José Celso Martinez Corrêa (30 March 1937 – 6 July 2023), known as Zé Celso, was a Brazilian stage actor, director and playwright. He was one of the founders of Teatro Oficina, an innovative and politically active theater company associated with the 1960s Tropicalismo movement.

Zé Celso became notable in the scene with his adaptation of Oswald de Andrade's play O Rei da Vela (The Candle King), in 1967. He also co-wrote with Chico Buarque the 1968 play Roda Viva, which was targeted as pornographic and was censored during the military dictatorship. One of his final plays was Os Sertões, a trilogy adapting the book by Euclides da Cunha.

== Personal life and death ==
Zé Celso was in a 40-year relationship with actor Marcelo Drummond.
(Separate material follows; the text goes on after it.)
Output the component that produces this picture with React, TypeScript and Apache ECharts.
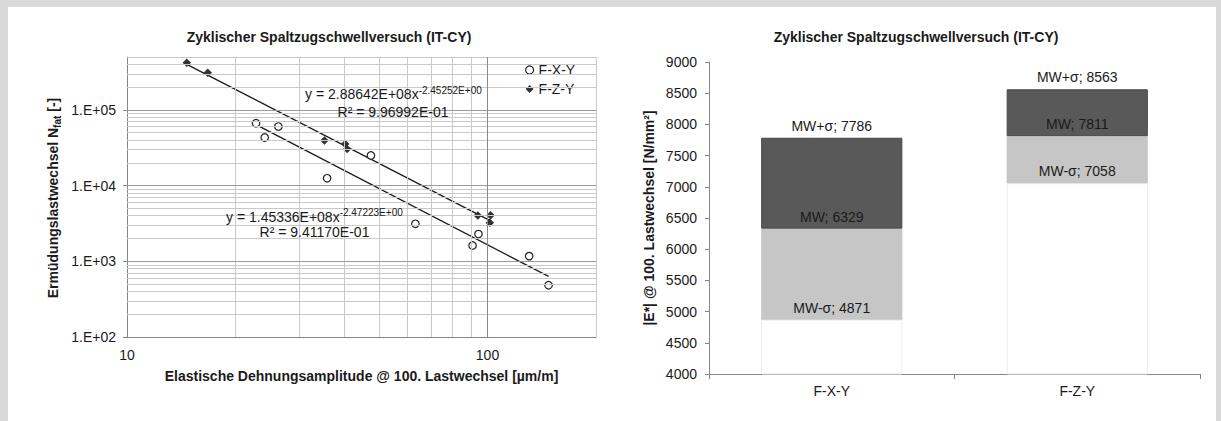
import React, { useEffect, useRef } from 'react';
import * as echarts from 'echarts';

const FONT = '"Liberation Sans", Arial, Helvetica, sans-serif';
const TXT = '#1a1a1a';
const AXIS = '#868686';

// ---------- Left chart: Wöhler line (log-log) ----------
const fxyStrain = [22.8, 24.1, 26.3, 35.9, 47.5, 63.1, 94.4, 90.9, 130.5, 147.7];
const fxyCycles = [66800, 43200, 60300, 12500, 25000, 3130, 2290, 1620, 1170, 483];
const fzyStrain = [14.65, 16.75, 35.3, 40.3, 40.8, 94.0, 102.0, 101.5];
const fzyCycles = [419000, 310000, 39500, 35400, 30400, 4030, 4060, 3230];

// power trend lines (end points of the fitted lines)
const fxyTrendX = [22.8, 147.7];
const fxyTrendY = [63800, 631];
const fzyTrendX = [14.65, 102.0];
const fzyTrendY = [399000, 3420];

const xTickValues = [10, 100];
const yTickValues = [100, 1000, 10000, 100000];
const xGridMinor = [20, 30, 40, 50, 60, 70, 80, 90, 200];
const xGridMajor = [100];
const yGridMajor = [1000, 10000, 100000];
const yGridMinor = [
  200, 300, 400, 500, 600, 700, 800, 900,
  2000, 3000, 4000, 5000, 6000, 7000, 8000, 9000,
  20000, 30000, 40000, 50000, 60000, 70000, 80000, 90000,
  200000, 300000, 400000, 500000,
];

// ---------- Right chart: stiffness bars ----------
const categories = ['F-X-Y', 'F-Z-Y'];
const mwMinusSigma = [4871, 7058];
const mwMean = [6329, 7811];
const mwPlusSigma = [7786, 8563];

const isPow10 = (v: number) => Math.abs(Math.log10(v) - Math.round(Math.log10(v))) < 1e-6;

function buildOption(): any {
  const zip = (a: number[], b: number[]) => a.map((v, i) => [v, b[i]]);
  const gridLines: any[] = [];
  yGridMinor.forEach((v) => gridLines.push({ yAxis: v, lineStyle: { color: '#c9c9c9', width: 1, type: 'solid' } }));
  xGridMinor.forEach((v) => gridLines.push({ xAxis: v, lineStyle: { color: '#c9c9c9', width: 1, type: 'solid' } }));
  yGridMajor.forEach((v) => gridLines.push({ yAxis: v, lineStyle: { color: '#9a9a9a', width: 1, type: 'solid' } }));
  xGridMajor.forEach((v) => gridLines.push({ xAxis: v, lineStyle: { color: '#8a8a8a', width: 1, type: 'solid' } }));

  const barLabel = (pos: string, prefix: string, arr: number[]) => ({
    show: true,
    position: pos,
    distance: 5,
    fontSize: 14,
    fontFamily: FONT,
    color: TXT,
    formatter: (p: any) => `${prefix}; ${arr[p.dataIndex]}`,
  });

  const titleStyle = { fontSize: 14, fontWeight: 'bold', fontFamily: FONT, fill: TXT, align: 'center', verticalAlign: 'middle' };
  const plainStyle = { fontSize: 14, fontFamily: FONT, fill: TXT };

  return {
    animation: false,
    backgroundColor: 'transparent',
    textStyle: { fontFamily: FONT },
    legend: {
      orient: 'vertical',
      left: 521,
      top: 57,
      itemWidth: 8,
      itemHeight: 8,
      itemGap: 5,
      padding: [6, 14, 6, 4],
      backgroundColor: '#fff',
      textStyle: { fontSize: 14, color: TXT, fontFamily: FONT },
      data: [
        { name: 'F-X-Y', icon: 'circle', itemStyle: { color: '#fff', borderColor: '#222', borderWidth: 1.2 } },
        { name: 'F-Z-Y', icon: 'diamond', itemStyle: { color: '#333', borderWidth: 0 } },
      ],
    },
    grid: [
      { left: 127, top: 57, width: 469, height: 280 },
      { left: 709, top: 62, width: 491, height: 312 },
    ],
    xAxis: [
      {
        gridIndex: 0,
        type: 'log',
        logBase: 10,
        min: 10,
        max: 200,
        axisLine: { show: true, onZero: false, lineStyle: { color: AXIS } },
        axisTick: { show: false },
        splitLine: { show: false },
        axisLabel: {
          customValues: xTickValues,
          margin: 11,
          fontSize: 14,
          color: TXT,
          fontFamily: FONT,
          formatter: (v: number) => (isPow10(v) ? String(Math.round(v)) : ''),
        },
      },
      {
        gridIndex: 1,
        type: 'category',
        data: categories,
        axisLine: { show: true, onZero: false, lineStyle: { color: AXIS } },
        axisTick: { show: true, length: 5, alignWithLabel: false, lineStyle: { color: AXIS } },
        splitLine: { show: false },
        axisLabel: { margin: 10, fontSize: 14, color: TXT, fontFamily: FONT },
      },
    ],
    yAxis: [
      {
        gridIndex: 0,
        type: 'log',
        logBase: 10,
        min: 100,
        max: 500000,
        axisLine: { show: true, onZero: false, lineStyle: { color: AXIS } },
        axisTick: { show: true, length: 4, customValues: yTickValues, lineStyle: { color: AXIS } },
        splitLine: { show: false },
        axisLabel: {
          customValues: yTickValues,
          margin: 11,
          fontSize: 14,
          color: TXT,
          fontFamily: FONT,
          formatter: (v: number) => (isPow10(v) ? '1.E+0' + Math.round(Math.log10(v)) : ''),
        },
      },
      {
        gridIndex: 1,
        type: 'value',
        min: 4000,
        max: 9000,
        interval: 500,
        axisLine: { show: true, onZero: false, lineStyle: { color: AXIS } },
        axisTick: { show: true, length: 4, lineStyle: { color: AXIS } },
        splitLine: { show: false },
        axisLabel: { margin: 12, fontSize: 14, color: TXT, fontFamily: FONT, formatter: (v: number) => String(v) },
      },
    ],
    series: [
      {
        type: 'line',
        xAxisIndex: 0,
        yAxisIndex: 0,
        data: [],
        z: 1,
        silent: true,
        markLine: {
          silent: true,
          symbol: ['none', 'none'],
          label: { show: false },
          emphasis: { disabled: true },
          animation: false,
          data: gridLines,
        },
      },
      {
        type: 'line',
        xAxisIndex: 0,
        yAxisIndex: 0,
        data: zip(fzyTrendX, fzyTrendY),
        showSymbol: false,
        symbol: 'none',
        lineStyle: { color: '#1a1a1a', width: 1.3 },
        z: 3,
        silent: true,
      },
      {
        type: 'line',
        xAxisIndex: 0,
        yAxisIndex: 0,
        data: zip(fxyTrendX, fxyTrendY),
        showSymbol: false,
        symbol: 'none',
        lineStyle: { color: '#1a1a1a', width: 1.3 },
        z: 3,
        silent: true,
      },
      {
        name: 'F-X-Y',
        type: 'scatter',
        xAxisIndex: 0,
        yAxisIndex: 0,
        symbol: 'circle',
        symbolSize: 7.5,
        itemStyle: { color: '#fff', borderColor: '#222', borderWidth: 1.2, opacity: 1 },
        data: zip(fxyStrain, fxyCycles),
        z: 4,
      },
      {
        name: 'F-Z-Y',
        type: 'scatter',
        xAxisIndex: 0,
        yAxisIndex: 0,
        symbol: 'rect',
        symbolRotate: 45,
        symbolSize: 6,
        itemStyle: { color: '#333', opacity: 1 },
        data: zip(fzyStrain, fzyCycles),
        z: 4,
      },
      {
        type: 'bar',
        xAxisIndex: 1,
        yAxisIndex: 1,
        stack: 'e',
        barWidth: '57.5%',
        itemStyle: { color: '#ffffff', borderColor: '#ececec', borderWidth: 1 },
        data: mwMinusSigma,
        silent: true,
      },
      {
        type: 'bar',
        xAxisIndex: 1,
        yAxisIndex: 1,
        stack: 'e',
        itemStyle: { color: '#c6c6c6' },
        label: barLabel('insideBottom', 'MW-σ', mwMinusSigma),
        data: mwMean.map((v, i) => v - mwMinusSigma[i]),
        silent: true,
      },
      {
        type: 'bar',
        xAxisIndex: 1,
        yAxisIndex: 1,
        stack: 'e',
        itemStyle: { color: '#595959', borderColor: '#474747', borderWidth: 1 },
        label: barLabel('insideBottom', 'MW', mwMean),
        data: mwPlusSigma.map((v, i) => v - mwMean[i]),
        silent: true,
      },
      {
        type: 'bar',
        xAxisIndex: 1,
        yAxisIndex: 1,
        stack: 'e',
        itemStyle: { color: 'transparent' },
        label: barLabel('top', 'MW+σ', mwPlusSigma),
        data: mwPlusSigma.map(() => 0),
        silent: true,
      },
    ],
    graphic: [
      { type: 'text', x: 329, y: 37, style: { ...titleStyle, text: 'Zyklischer Spaltzugschwellversuch (IT-CY)' } },
      { type: 'text', x: 916, y: 37, style: { ...titleStyle, text: 'Zyklischer Spaltzugschwellversuch (IT-CY)' } },
      { type: 'text', x: 361.5, y: 376, style: { ...titleStyle, text: 'Elastische Dehnungsamplitude @ 100. Lastwechsel [µm/m]' } },
      {
        type: 'text',
        x: 53,
        y: 198,
        rotation: Math.PI / 2,
        style: {
          text: '{a|Ermüdungslastwechsel N}{b|fat}{a| [-]}',
          align: 'center',
          verticalAlign: 'middle',
          fill: TXT,
          fontFamily: FONT,
          rich: {
            a: { fontSize: 14, fontWeight: 'bold', fontFamily: FONT, fill: TXT, lineHeight: 18, verticalAlign: 'middle' },
            b: { fontSize: 10, fontWeight: 'bold', fontFamily: FONT, fill: TXT, lineHeight: 12, verticalAlign: 'bottom' },
          },
        },
      },
      { type: 'text', x: 649, y: 218, rotation: Math.PI / 2, style: { ...titleStyle, text: '|E*| @ 100. Lastwechsel [N/mm²]' } },
      {
        type: 'text',
        x: 305,
        y: 94,
        z: 10,
        style: {
          text: '{n|y = 2.88642E+08x}{s|-2.45252E+00}',
          align: 'left',
          verticalAlign: 'middle',
          fill: TXT,
          rich: {
            n: { ...plainStyle, lineHeight: 18, verticalAlign: 'middle' },
            s: { fontSize: 10, fontFamily: FONT, fill: TXT, lineHeight: 12, verticalAlign: 'top' },
          },
        },
      },
      { type: 'text', x: 393, y: 112, z: 10, style: { ...plainStyle, text: 'R² = 9.96992E-01', align: 'center', verticalAlign: 'middle' } },
      {
        type: 'text',
        x: 226,
        y: 216.5,
        z: 10,
        style: {
          text: '{n|y = 1.45336E+08x}{s|-2.47223E+00}',
          align: 'left',
          verticalAlign: 'middle',
          fill: TXT,
          rich: {
            n: { ...plainStyle, lineHeight: 18, verticalAlign: 'middle' },
            s: { fontSize: 10, fontFamily: FONT, fill: TXT, lineHeight: 12, verticalAlign: 'top' },
          },
        },
      },
      { type: 'text', x: 314.5, y: 232, z: 10, style: { ...plainStyle, text: 'R² = 9.41170E-01', align: 'center', verticalAlign: 'middle' } },
    ],
  };
}

export default function App() {
  const ref = useRef<HTMLDivElement>(null);
  useEffect(() => {
    if (!ref.current) return;
    const chart = echarts.init(ref.current, null, { renderer: 'svg' });
    chart.setOption(buildOption());
    return () => chart.dispose();
  }, []);
  return (
    <div style={{ position: 'fixed', left: 0, top: 0, width: 1221, height: 421, background: '#d9d9d9', overflow: 'hidden' }}>
      <div style={{ position: 'absolute', left: 8, top: 7, width: 1208, height: 414, background: '#ffffff' }} />
      <div ref={ref} style={{ position: 'absolute', left: 0, top: 0, width: 1221, height: 421 }} />
    </div>
  );
}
The couple married in June 2023, with a ceremony at Teatro Oficina.

Zé Celso died in São Paulo on 6 July 2023, at the age of 86. He was hospitalized at Hospital das Clínicas, after a fire broke out in his apartment in the Paraíso neighborhood. Zé Celso was 53% burned and was under mechanical ventilation; his husband Marcelo, two visitors, and the couple's dog, who were also in the apartment, did not sustain burns, but were under observation at the hospital.